- Poster
- Directed by: Prasad Puttur
- Written by: Prasad Puttur
- Produced by: Puttur Brothers
- Starring: Radhesh Shenoy Prakash Shenoy
- Cinematography: Vishnu Prasad P
- Edited by: CK Kumar
- Music by: Nishan Rai
- Production company: Puttur Brothers Entertainment
- Release date: 8 May 2026;
- Country: India
- Language: Kannada

= Manga Maaya =

2026 Indian Kannada language film

Manga Maaya is a 2026 Indian Kannada language film written and directed by Prasad Puttur. The film stars Radhesh Shenoy, Prakash Shenoy, and Prasanna Puttur in the lead role.

==Cast==
- Radhesh Shenoy as Manja
- Prakash Shenoy as Murthy
- Prasanna Puttur
- Mohammad Haneef Hootagalli
- Ranjan Shetty
- Akshath Amin as Pawan
- Chandan Kumar as Vijay
- Vijayalakshmi M

==Reception==
Susmita Sameera of The Times of India said that "Technically, the film remains decent and stays consistent with its grounded storytelling approach.
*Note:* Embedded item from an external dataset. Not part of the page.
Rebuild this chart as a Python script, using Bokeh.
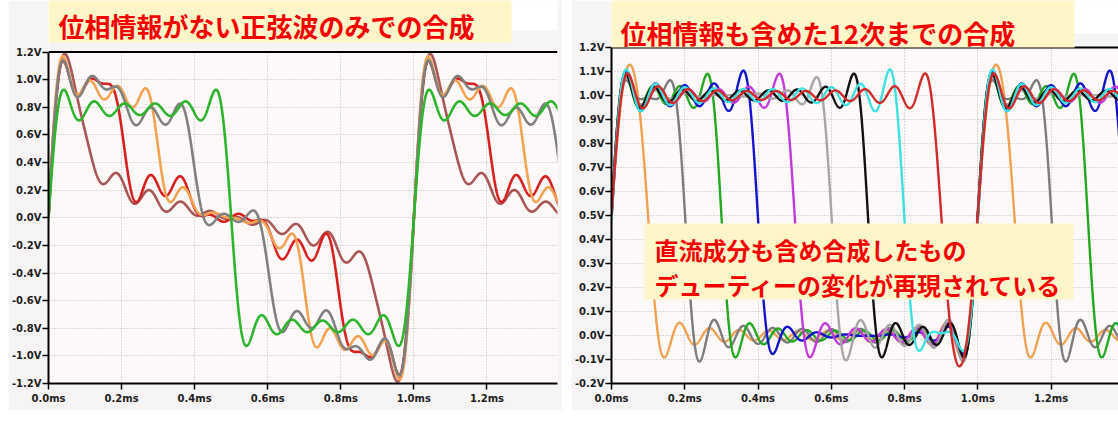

What begins as an intriguing mystery gradually loses its grip, and the film is unable to sustain the tension and engagement it initially promises." A. Sharadhaa of the Cinema Express said that "Imperfect, rough-edged, and visibly constrained by budget, Manga Maaya still understands something many larger thrillers forget: atmosphere itself can become suspense." Y. Maheswara Reddy of the Bangalore Mirror said that "Ranjan Shetty has done justice to the role assigned to him. All in all, the movie is worth a watch for those who enjoy suspense thrillers."